MATERIAL PROVIDED:
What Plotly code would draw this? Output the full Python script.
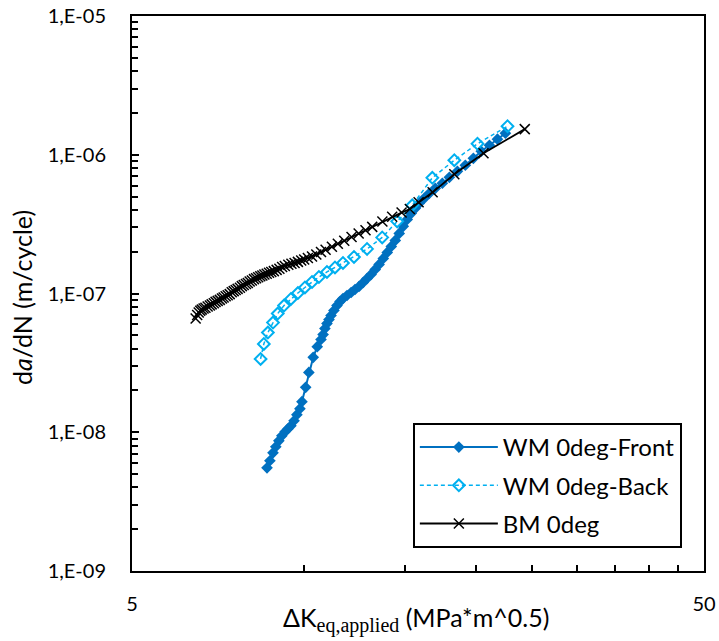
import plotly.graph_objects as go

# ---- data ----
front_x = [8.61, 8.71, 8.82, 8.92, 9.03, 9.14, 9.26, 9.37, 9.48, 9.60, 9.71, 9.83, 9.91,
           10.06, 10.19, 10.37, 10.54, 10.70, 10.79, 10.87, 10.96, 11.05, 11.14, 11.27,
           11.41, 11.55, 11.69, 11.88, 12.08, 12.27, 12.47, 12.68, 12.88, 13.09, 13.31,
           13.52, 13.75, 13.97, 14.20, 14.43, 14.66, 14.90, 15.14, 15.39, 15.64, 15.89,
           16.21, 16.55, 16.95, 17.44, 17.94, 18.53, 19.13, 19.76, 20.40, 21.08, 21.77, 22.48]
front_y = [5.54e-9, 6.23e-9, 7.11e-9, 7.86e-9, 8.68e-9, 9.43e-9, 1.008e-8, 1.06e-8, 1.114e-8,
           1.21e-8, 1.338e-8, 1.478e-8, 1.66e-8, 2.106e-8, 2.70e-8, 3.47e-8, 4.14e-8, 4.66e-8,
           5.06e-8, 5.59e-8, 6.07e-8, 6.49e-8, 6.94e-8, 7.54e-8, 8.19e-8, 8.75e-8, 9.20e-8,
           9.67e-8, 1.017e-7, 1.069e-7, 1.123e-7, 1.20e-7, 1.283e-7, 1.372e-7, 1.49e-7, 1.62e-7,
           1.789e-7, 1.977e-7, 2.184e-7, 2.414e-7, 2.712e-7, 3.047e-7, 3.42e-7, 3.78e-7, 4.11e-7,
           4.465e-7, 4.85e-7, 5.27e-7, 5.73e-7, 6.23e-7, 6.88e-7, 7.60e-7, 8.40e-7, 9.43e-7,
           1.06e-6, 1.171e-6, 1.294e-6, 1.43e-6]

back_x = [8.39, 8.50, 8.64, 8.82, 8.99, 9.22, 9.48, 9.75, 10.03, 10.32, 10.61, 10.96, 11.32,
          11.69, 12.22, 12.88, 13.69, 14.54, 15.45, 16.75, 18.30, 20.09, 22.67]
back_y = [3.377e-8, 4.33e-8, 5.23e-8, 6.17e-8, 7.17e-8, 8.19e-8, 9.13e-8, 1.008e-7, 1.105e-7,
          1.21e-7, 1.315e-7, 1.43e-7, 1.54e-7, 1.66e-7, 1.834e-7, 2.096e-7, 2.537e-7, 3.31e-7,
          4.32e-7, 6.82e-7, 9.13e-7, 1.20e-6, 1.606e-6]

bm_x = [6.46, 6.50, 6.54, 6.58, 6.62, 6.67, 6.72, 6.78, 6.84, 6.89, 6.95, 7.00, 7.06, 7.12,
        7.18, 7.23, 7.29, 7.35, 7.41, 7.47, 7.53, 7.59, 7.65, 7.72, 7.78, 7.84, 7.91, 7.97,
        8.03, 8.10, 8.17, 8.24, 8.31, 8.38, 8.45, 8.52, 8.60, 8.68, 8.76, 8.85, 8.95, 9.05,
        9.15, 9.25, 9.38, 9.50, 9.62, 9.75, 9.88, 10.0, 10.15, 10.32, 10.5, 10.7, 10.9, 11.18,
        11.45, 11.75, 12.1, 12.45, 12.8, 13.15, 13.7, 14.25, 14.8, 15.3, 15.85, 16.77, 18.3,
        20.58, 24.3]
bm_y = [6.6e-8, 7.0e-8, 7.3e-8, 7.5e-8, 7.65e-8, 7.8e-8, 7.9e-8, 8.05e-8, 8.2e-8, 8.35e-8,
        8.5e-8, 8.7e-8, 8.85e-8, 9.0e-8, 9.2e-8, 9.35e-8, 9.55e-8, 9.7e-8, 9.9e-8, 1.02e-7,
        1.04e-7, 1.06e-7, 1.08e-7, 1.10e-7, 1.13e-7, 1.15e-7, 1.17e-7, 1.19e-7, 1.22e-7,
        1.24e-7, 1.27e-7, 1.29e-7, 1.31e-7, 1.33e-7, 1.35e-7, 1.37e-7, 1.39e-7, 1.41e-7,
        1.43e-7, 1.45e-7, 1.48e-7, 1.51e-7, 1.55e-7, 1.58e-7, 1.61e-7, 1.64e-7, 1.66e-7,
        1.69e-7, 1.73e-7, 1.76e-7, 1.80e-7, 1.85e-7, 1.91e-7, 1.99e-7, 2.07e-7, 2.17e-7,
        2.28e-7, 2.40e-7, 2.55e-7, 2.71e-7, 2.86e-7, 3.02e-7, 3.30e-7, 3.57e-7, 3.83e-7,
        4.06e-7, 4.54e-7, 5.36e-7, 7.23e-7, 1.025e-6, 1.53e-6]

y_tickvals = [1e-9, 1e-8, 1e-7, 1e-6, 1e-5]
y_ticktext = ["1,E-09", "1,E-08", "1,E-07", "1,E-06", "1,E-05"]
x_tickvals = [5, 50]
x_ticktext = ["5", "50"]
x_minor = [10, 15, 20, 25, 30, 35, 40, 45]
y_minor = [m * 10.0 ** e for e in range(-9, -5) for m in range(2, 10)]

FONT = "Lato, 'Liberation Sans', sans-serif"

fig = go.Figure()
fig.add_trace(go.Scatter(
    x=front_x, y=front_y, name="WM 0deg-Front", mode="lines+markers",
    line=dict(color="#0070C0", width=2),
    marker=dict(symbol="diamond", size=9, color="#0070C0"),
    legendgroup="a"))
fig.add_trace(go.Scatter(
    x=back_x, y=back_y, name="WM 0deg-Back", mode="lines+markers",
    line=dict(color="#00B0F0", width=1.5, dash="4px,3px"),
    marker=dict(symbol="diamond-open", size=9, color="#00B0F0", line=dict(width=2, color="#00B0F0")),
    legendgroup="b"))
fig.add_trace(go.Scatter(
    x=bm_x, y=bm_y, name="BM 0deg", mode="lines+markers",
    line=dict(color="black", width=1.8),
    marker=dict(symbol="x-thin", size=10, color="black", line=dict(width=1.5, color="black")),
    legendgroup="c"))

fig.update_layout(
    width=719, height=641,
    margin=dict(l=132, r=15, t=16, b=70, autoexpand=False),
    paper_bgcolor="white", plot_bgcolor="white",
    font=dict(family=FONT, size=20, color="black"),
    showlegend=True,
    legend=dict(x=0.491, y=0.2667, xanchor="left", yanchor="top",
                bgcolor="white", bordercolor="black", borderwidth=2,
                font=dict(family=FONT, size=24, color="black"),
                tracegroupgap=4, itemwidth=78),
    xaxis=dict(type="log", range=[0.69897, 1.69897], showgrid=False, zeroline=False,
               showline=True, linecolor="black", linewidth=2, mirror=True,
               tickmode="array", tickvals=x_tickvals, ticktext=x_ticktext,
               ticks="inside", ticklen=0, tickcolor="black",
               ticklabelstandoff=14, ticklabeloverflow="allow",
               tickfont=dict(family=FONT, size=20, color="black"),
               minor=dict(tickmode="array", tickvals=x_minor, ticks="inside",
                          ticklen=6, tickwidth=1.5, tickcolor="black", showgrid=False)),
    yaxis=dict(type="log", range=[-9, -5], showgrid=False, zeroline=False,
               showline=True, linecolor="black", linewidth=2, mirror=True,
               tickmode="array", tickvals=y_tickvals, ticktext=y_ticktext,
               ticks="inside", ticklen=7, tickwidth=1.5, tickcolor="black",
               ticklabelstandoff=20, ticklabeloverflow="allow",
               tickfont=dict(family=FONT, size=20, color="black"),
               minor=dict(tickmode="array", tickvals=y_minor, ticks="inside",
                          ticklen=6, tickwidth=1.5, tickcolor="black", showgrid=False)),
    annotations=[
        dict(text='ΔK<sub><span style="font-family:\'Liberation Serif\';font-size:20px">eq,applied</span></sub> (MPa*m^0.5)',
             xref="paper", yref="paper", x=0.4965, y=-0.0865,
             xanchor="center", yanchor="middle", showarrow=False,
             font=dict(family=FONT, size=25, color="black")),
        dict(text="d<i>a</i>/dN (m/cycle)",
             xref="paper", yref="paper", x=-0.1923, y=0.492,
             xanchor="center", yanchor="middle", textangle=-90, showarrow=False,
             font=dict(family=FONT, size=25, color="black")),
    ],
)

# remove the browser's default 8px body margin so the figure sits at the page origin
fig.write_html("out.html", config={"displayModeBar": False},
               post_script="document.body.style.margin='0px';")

...

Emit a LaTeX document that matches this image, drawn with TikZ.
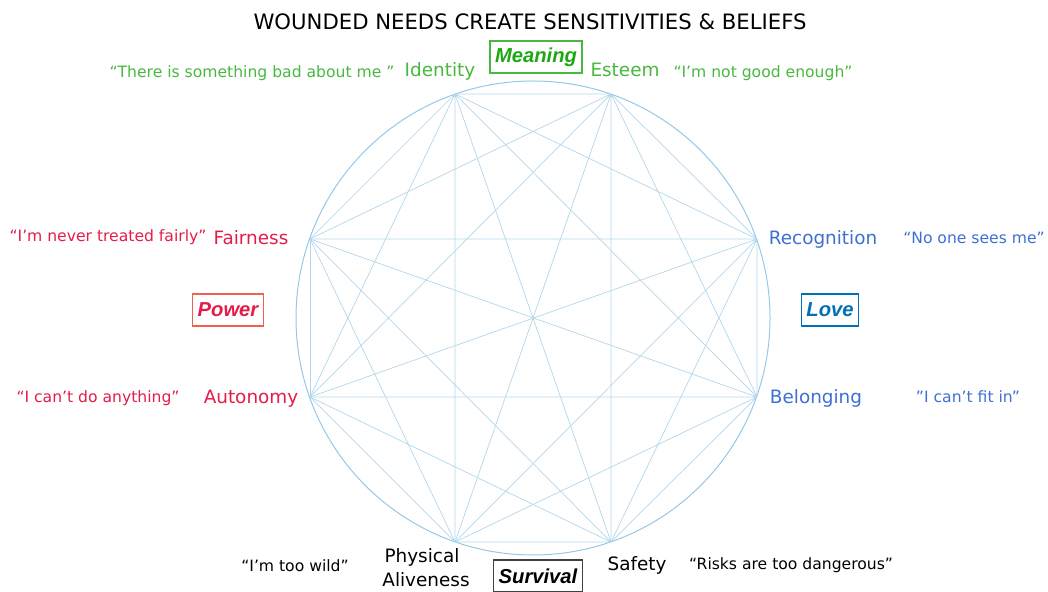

PROBLEM DETAILS:
Above are the records. Print exactly the lines from the one containing "What Plotly code" to the one containing "import plotly.graph_objects as go", both included, and nothing else; pictures are excluded.

TASK RESPONSE:
What Plotly code would draw this? Output the full Python script.
import plotly.graph_objects as go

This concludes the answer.